Apple, AT&T sued over iPhone restrictions
SAN JOSE, Calif. – Two separate lawsuits were filed in the city of San Jose on October 5th alleging both Apple and AT&T, the maker of the iPhone and the official of the iPhone, to conspire and engage in creating a blatantly illegal monopoly and disallowing users from freedom of choice as far as telecom service provider goes. The complaints erupted after Apple recently launched a firmware update that left several thousand unlocked iPhones unusable. The complaints were filed in, first- New York federal court and the other in San Jose State Court respectively seeking class action law suit status against the two companies.

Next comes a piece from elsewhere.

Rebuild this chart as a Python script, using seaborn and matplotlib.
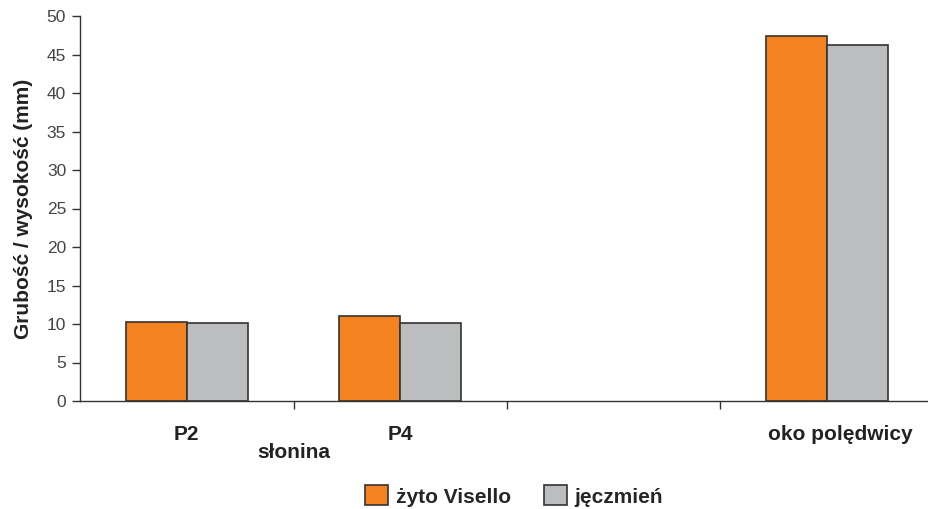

In effect, both the cases are accusing these two IT majors of unjust business practices and breach of antitrust, telecommunications and warranty laws as well.
The federal case was filed in New York by two iPhone owners, Paul Holman and Lucy Rivello who are represented by the firms of Hoffman & Lazear in Oakland and Folkenflik & McGerity respectively while the State case was instituted by California resident Timothy Smith who is represented by Saratoga attorney Damian Fernandez. The two cases look strong on outset and claim to have support of millions others who had unlocked their iPhone which was later left unusable by an automatic software update which required no user interference.
As of now there have been no comments from the media men of the two companies, Apple spokeswoman Susan Lundgren and AT&T spokesman Mark Siegel as the two companies are apparently getting together their best team of lawyers to defend their stand or else be ready to lose all control over their latest money minting machine.